Damit zeigt der Herr, wie sehr er es schätzt, wenn die Menschen auf solch einen Ruf antworten, welcher der Ausdruck einer großen Liebe ist; und auch, wie unendlich wertvoll es ist, Gottes Ruf zu folgen. Menschen, die bedingungslos ernst machen und Gott ganz zur Verfügung stehen, sind für den Herrn und die Menschen ein großer Schatz. Deshalb spricht der Herr auch vom Hundertfachen, was sie erhalten werden. Damit ist sicher ausgedrückt, daß der Herr es ihnen unendlich anrechnen wird, ihm einen solche Liebe gezeigt zu haben.
Dann aber fügt er noch hinzu: “Jetzt in dieser Zeit wird er Häuser, Brüder, Schwestern, Mütter, Kinder und Äcker erhalten…”
Dieses Wort schließt sich uns auf, wenn wir es durch ein anderes aus dem Matthäusevangelium ergänzen: “Denn wer den Willen meines himmlischen Vaters erfüllt, der ist für mich Bruder und Schwester und Mutter.” (Mt 12,50) Derjenige also, der einen solchen Schritt vollzieht, findet eine neue Familie. All die Liebe, die er von seinen Nächsten erfahren hat, wird er in einer noch größeren Weise wiederfinden in denen, die den Willen des Vaters tun.
Dies ereignet sich tatsächlich. Diejenigen, die ganz den Willen des Vaters tun wollen, erkennen sich gegenseitig – überall auf der Welt. Zwischen ihnen ist ein Selbstverständnis, das nicht durch die Bande des Blutes zustandekommt, sondern von Gott im Geist gewirkt ist. Weil es ein Band des Glaubens ist, dieser aber Verfolgung erleiden kann, spricht der Herr wohl in diesem Kontext davon, daß man diese neue Familie unter Verfolgungen bekommt.
Die Kirche hat diese Art von Berufungen immer mit Recht hochgehalten, wenn sie auch in Bezug auf die gesamte Menschheit eher selten sind. Heute, in der modernen Welt, scheint die Empfänglichkeit für einen solchen Ruf geringer zu werden.

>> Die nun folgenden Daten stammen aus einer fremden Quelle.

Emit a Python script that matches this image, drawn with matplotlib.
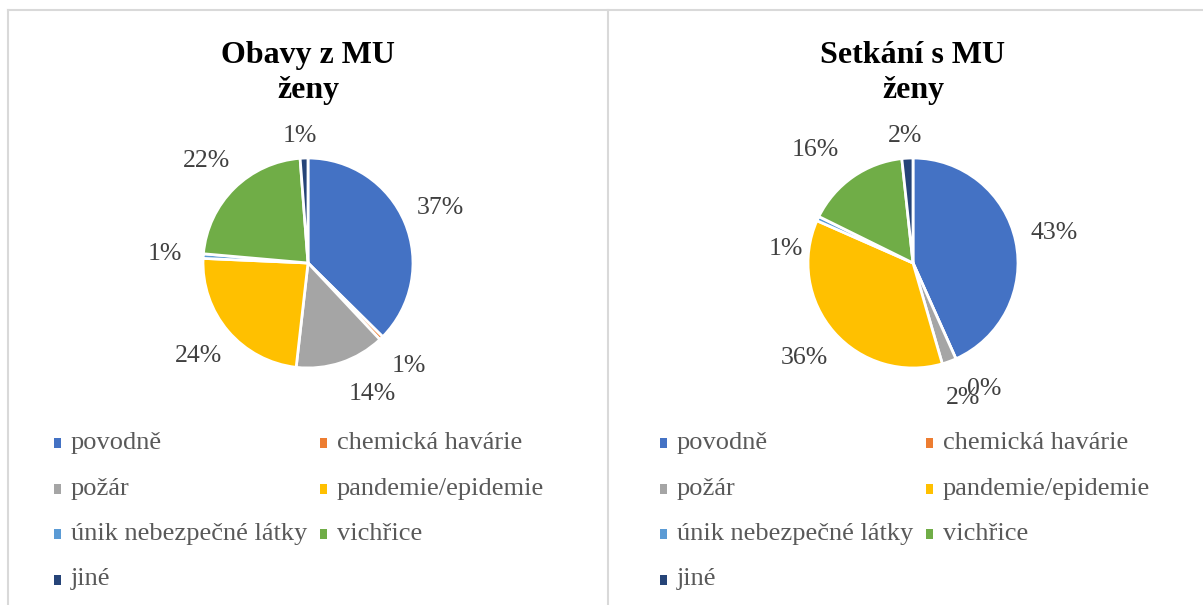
import matplotlib
matplotlib.use('Agg')
import matplotlib.pyplot as plt
from matplotlib.patches import Rectangle
from matplotlib.lines import Line2D

plt.rcParams['font.family'] = ['Liberation Serif', 'DejaVu Serif']

W, H = 1203, 605

categories = ['povodně', 'chemická havárie', 'požár', 'pandemie/epidemie',
              'únik nebezpečné látky', 'vichřice', 'jiné']
colors = ['#4472C4', '#ED7D31', '#A5A5A5', '#FFC000', '#5B9BD5', '#70AD47', '#264478']

titles = ['Obavy z MU\nženy', 'Setkání s MU\nženy']
obavy = [37.4, 0.6, 13.8, 23.9, 0.7, 22.4, 1.2]
setkani = [43.3, 0.0, 2.2, 36.1, 0.7, 16.0, 1.7]
series = [obavy, setkani]

# label nudges (radius units) where Excel's best-fit moved them
nudges = [
    {2: (0.18, 0.05), 6: (-0.03, -0.16)},
    {1: (0.12, 0.05), 4: (0.03, -0.45), 5: (-0.15, -0.05), 6: (0.0, -0.16)},
]

fig = plt.figure(figsize=(W / 100, H / 100), dpi=100)

# panel frames
grey = '#D9D9D9'
fig.add_artist(Line2D([8 / W, 1], [1 - 10 / H] * 2, color=grey, lw=1.5))
for xp in (8, 608):
    fig.add_artist(Line2D([xp / W] * 2, [0, 1 - 10 / H], color=grey, lw=1.5))

R = 105
LIM = 1.6
for k in range(2):
    off = 605 * k
    cx, cy = 308 + off, 263
    half = R * LIM
    ax = fig.add_axes([(cx - half) / W, 1 - (cy + half) / H, 2 * half / W, 2 * half / H])
    wedges, _, autotexts = ax.pie(series[k], colors=colors, startangle=90,
                                  counterclock=False, autopct='%.0f%%',
                                  pctdistance=1.37,
                                  wedgeprops=dict(edgecolor='white', linewidth=2),
                                  textprops=dict(fontsize=18.5, color='#404040'))
    for i, t in enumerate(autotexts):
        if i in nudges[k]:
            dx, dy = nudges[k][i]
            x, y = t.get_position()
            t.set_position((x + dx, y + dy))
        t.set_clip_on(False)
    ax.set_xlim(-LIM, LIM)
    ax.set_ylim(-LIM, LIM)
    ax.set_aspect('equal')
    ax.axis('off')

    fig.text(cx / W, 1 - 73 / H, titles[k], ha='center', va='center',
             fontsize=23, fontweight='bold', color='black', linespacing=1.3)

    # legend, row-major in two columns like Excel
    for i, (lab, col) in enumerate(zip(categories, colors)):
        row, c = divmod(i, 2)
        mx = 54 + 606 * k + c * 266
        my = 443 + row * 45.5
        fig.add_artist(Rectangle((mx / W, 1 - (my + 5) / H), 7 / W, 10 / H,
                                 facecolor=col, edgecolor='none'))
        fig.text((mx + 17) / W, 1 - my / H, lab, ha='left', va='center',
                 fontsize=19, color='#595959')

fig.savefig('out.png', dpi=100)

Die Welt bietet scheinbar alle Möglichkeiten zur Selbstverwirklichung an und der Glaube ist nicht selten schwach geworden. Von Gott her kommt dieser Ruf bestimmt weiterhin zu den Menschen, denn das Werk der Erlösung muß auf der Erde noch vollendet werden. Menschen, welche die Welt hinter sich zurücklassen und gar das Liebste um des Reiches Gottes willen hintanstellen, um noch freier für das Reich Gottes wirken zu können, möchte der Herr bestimmt bei sich wissen.
Jene, die einen solchen Ruf vernommen haben und ihn wirklich mit ganzem Herzen zu leben versuchen, werden von der inneren Schönheit eines solchen Weges zeugen können. Nichts verläßt man um des Herrn willen, was er nicht in größerer Weise zurückgeben würde. Der heutige Text zeugt davon.
Das Wunderbarste auf einem solchen Weg ist, daß man dem Herrn ganz nahekommen darf; er zieht jene in eine besondere Freundschaft hinein; er vertraut ihnen seine Anliegen an; sie werden Mitarbeiter in seinem Heilsplan.
Ohne Zweifel kann man Gott auf vielfältige Weise dienen; jeder ist auf den Weg der Heiligkeit gerufen und zur Mitarbeit im Reich Gottes bestimmt. Doch sollte man sehr aufmerksam sein, ob nicht von Gott ein besonderer Ruf in eine Lebensform ergeht, in der man alles verläßt, um bei Ihm zu sein. Wenn dieser Ruf vernommen wird, dann sollte man nicht zögern, ihn aufrichtig zu prüfen. Es ist eine besondere Liebe, von Gott so angesprochen zu werden, und: “Gott allein genügt!” – wie die Heilige Teresa von Avila sagt.
Das darf man erfahren, wenn man einem solchen Ruf folgt, verbunden mit der inneren Freude, so in Gottes Nähe gerufen zu sein und fruchtbar für das Reich Gottes zu werden.